Baxter believes this is coming at a timely moment in the church’s history.
“So many are looking at Exodus 90 as one of the few concrete road maps forward through this difficult time we are in as a church regarding the sexual abuse crisis and the manifold failures to deal with that situation from a leadership standpoint,” Baxter said. “Many men are viewing this as a spiritual exercise to make reparation for the sins of the church. Why would you want to do something that demands so much of you? Well, we’re kind of in a crisis, and it’s time not to be angry or apathetic but to do something and employ the tried and true fundamentals of Christianity – prayer, asceticism and community.”
Baxter, 27, realizes few men have the luxury of “casting away smart phones and e-mail,” and he acknowledges how much he needs those communication tools in his own ministry.
“It’s not the time to just throw it away, because that’s not going to work,” Baxter said. “But the idea is to use it as a tool and don’t act like it’s a means of leisure, because it’s not renewing you, it’s not refreshing. But it’s a tool, and we have to use it in the right way.”

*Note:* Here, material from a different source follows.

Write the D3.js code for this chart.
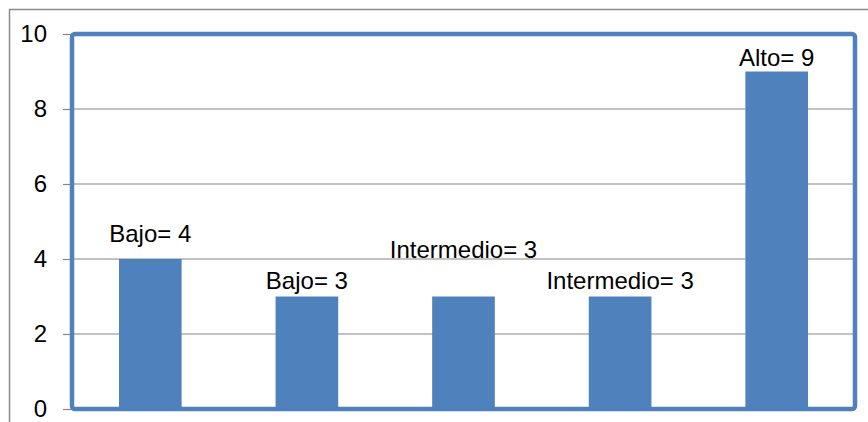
<!DOCTYPE html>
<html><head><meta charset="utf-8">
<script src="https://cdn.jsdelivr.net/npm/d3@7"></script>
<style>body{margin:0;background:#fff}svg{display:block}</style>
</head><body>
<svg id="c" width="868" height="422"></svg>
<script>
const categories = ["c1","c2","c3","c4","c5"];
const values = [4, 3, 3, 3, 9];
const labels = ["Bajo= 4", "Bajo= 3", "Intermedio= 3", "Intermedio= 3", "Alto= 9"];
const yTicks = [0, 2, 4, 6, 8, 10];

const svg = d3.select("#c");
const L = 72, R = 855, T = 34, B = 409;
const x = d3.scaleBand().domain(categories).range([L, R]).paddingInner(0.6).paddingOuter(0.3);
const y = d3.scaleLinear().domain([0, 10]).range([B, T]);
const font = "'Liberation Sans', Arial, sans-serif";
const labelLift = [17, 8, 39, 8, 6];

// outer frame
svg.append("rect").attr("x", 9.5).attr("y", 9.5).attr("width", 900).attr("height", 500)
  .attr("fill", "none").attr("stroke", "#8c8c8c").attr("stroke-width", 1.5);

// gridlines
svg.append("g").selectAll("line").data(yTicks.filter(t => t > 0 && t < 10)).join("line")
  .attr("x1", L).attr("x2", R).attr("y1", d => y(d)).attr("y2", d => y(d))
  .attr("stroke", "#868686").attr("stroke-width", 1.2);

// y axis
const ax = svg.append("g").attr("transform", `translate(${L},0)`)
  .call(d3.axisLeft(y).tickValues(yTicks).tickSize(9).tickPadding(16).tickFormat(d3.format("d")));
ax.select(".domain").remove();
ax.selectAll(".tick line").attr("stroke", "#868686").attr("stroke-width", 1.2);
ax.selectAll(".tick text").attr("font-family", font).attr("font-size", 24).attr("fill", "#000");

// bars
svg.append("g").selectAll("rect").data(values).join("rect")
  .attr("x", (d, i) => x(categories[i])).attr("width", x.bandwidth())
  .attr("y", d => y(d)).attr("height", d => B - y(d))
  .attr("fill", "#4f81bd");

// plot border
svg.append("rect").attr("x", L).attr("y", T).attr("width", R - L).attr("height", B - T)
  .attr("rx", 3).attr("fill", "none").attr("stroke", "#4f81bd").attr("stroke-width", 4.5);

// labels
svg.append("g").selectAll("text").data(values).join("text")
  .attr("x", (d, i) => x(categories[i]) + x.bandwidth() / 2)
  .attr("y", (d, i) => y(d) - labelLift[i])
  .attr("text-anchor", "middle")
  .attr("font-family", font).attr("font-size", 24).attr("fill", "#000")
  .text((d, i) => labels[i]);
</script>
</body></html>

Baxter said recent studies indicate people spend an average of 10 1/2 hours a day on their phones or computers, and he believes the average is actually much higher.
“How much time is robbed from our family, our friends and also from the Lord?” Baxter asked. “We’re not saying you have to throw everything away and move to a monastery. For the guys who are in the throes of addictions, if they maintain that period of sobriety, their lives will be altered in a clinical way. All the research shows that. The goal is just to become more available to Christ, and the rest will take care of itself.”
Rather than decry the common picture – hundreds of people robotically walking through a shopping mall searching their phones while they are walking into each other – Baxter says the obsession with devices at the expense of interpersonal communication is an indication of a fundamental truth.
“Rather than be negative and say ‘we’re all addicted,’ it’s more like maybe we’re looking for something,” Baxter said.
The program works best when a group of men – ideally five to seven – do it together as a way of accountability, Baxter said.
About 70 percent of the men who try the program are in their 20s and 30s, Baxter said, “and that really excites me a lot.”
Baxter was speaking recently to thousands at a conference in Indianapolis, and his hope was to get a few in the audience to give brief video testimonies about how Exodus 90 had influenced their lives.
“We had a line for four hours of men who wanted to give their testimony,” Baxter said. “I met a priest who lost 100 pounds, and it changed his life. He relates to food now in a way he never has in his life. I met another young priest who was so discouraged by the crisis and what he considered the failures of church leadership, and he said he felt he needed a renewal of his priesthood. Another young man was in the throes of addiction in college and he wanted to be a FOCUS missionary, and he knew he couldn’t. He did Exodus and he broke his addictions, and he’s now a missionary.”
For Dawson, the changes in his own life have been amazing.
“I’m reading books I’ve always wanted to read, spending time with the kids that I’ve always wanted to do,” Dawson said. “I just assumed it wasn’t possible. It’s amazing how much time I spend with the kids and in prayer. I’ve had more quality conversations with family members. I don’t feel rushed. This has been such an amazing jump start in my prayer life. It got me over the hump.”